Looking back over one of my website essays (No. 7 in moralphilosophy.co.uk) from the perspective of 2024-5, one absence jumps out at me. No mention of Donald J. Trump. Although that omission does not - I think - affect the main thrust of the essay's argument, he would be a super illustration. At least in most ways: his supporters can say he does much of what he says he will do (infrastructure excepted?), which suggests a certain honesty. But that can actually link in with the shamelessness which enables him to ride over embarrassments and worse that would sink other politicians. So much so that Trump can enlist the support of evangelical Christians, regardless of his (openly) ignoring their professed ethics in just about everything he does.

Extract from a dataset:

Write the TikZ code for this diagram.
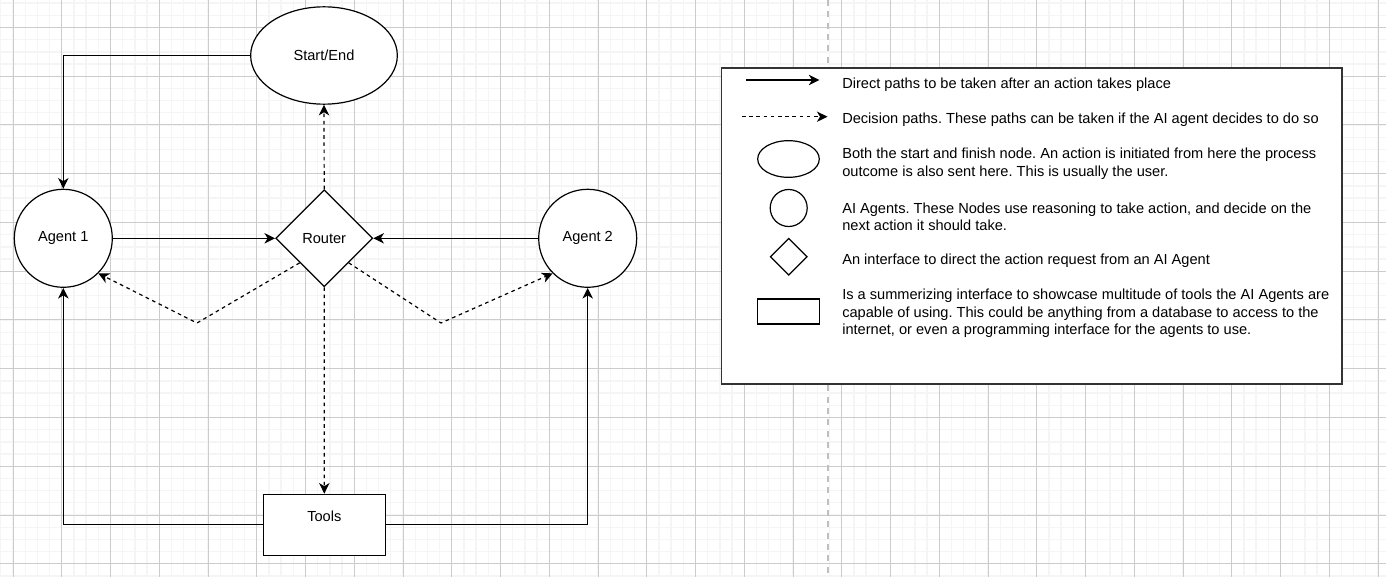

He holds negative authority by virtue not of what he is, but what he is not ('elitist', intellectual, woke, etc.). Like other negative authority figures, he fits to what the American political theorist Wendy Brown has called 'nihilistic times'.

 But one further element of my argument in that essay was about markets being able to gain negative authority. Notwithstanding any social responsibility claims or acts of philanthropy, what businesspeople and even speculators do in the market both avoids moral (superiority) claims and keeps a connection with truth by putting their own resources behind what they think. Early advocates of reliance on markets - what now gets called 'neoliberalism' - including Reagan and Thatcher, thought they could bolt traditional morality onto free markets via personal responsibility and a work ethic. The phenomenon of negative authority shows that did not work, but we are not, after all, really in a 'post-truth' society. Markets still need truth even when other aspects of morality can stay out of sight. (They don't always; the project to restore lost species like mammoths and dodos is itself a business relying on markets for technology and education.) So Wendy Brown is not entirely right about nihilism; truth is still in play whatever else.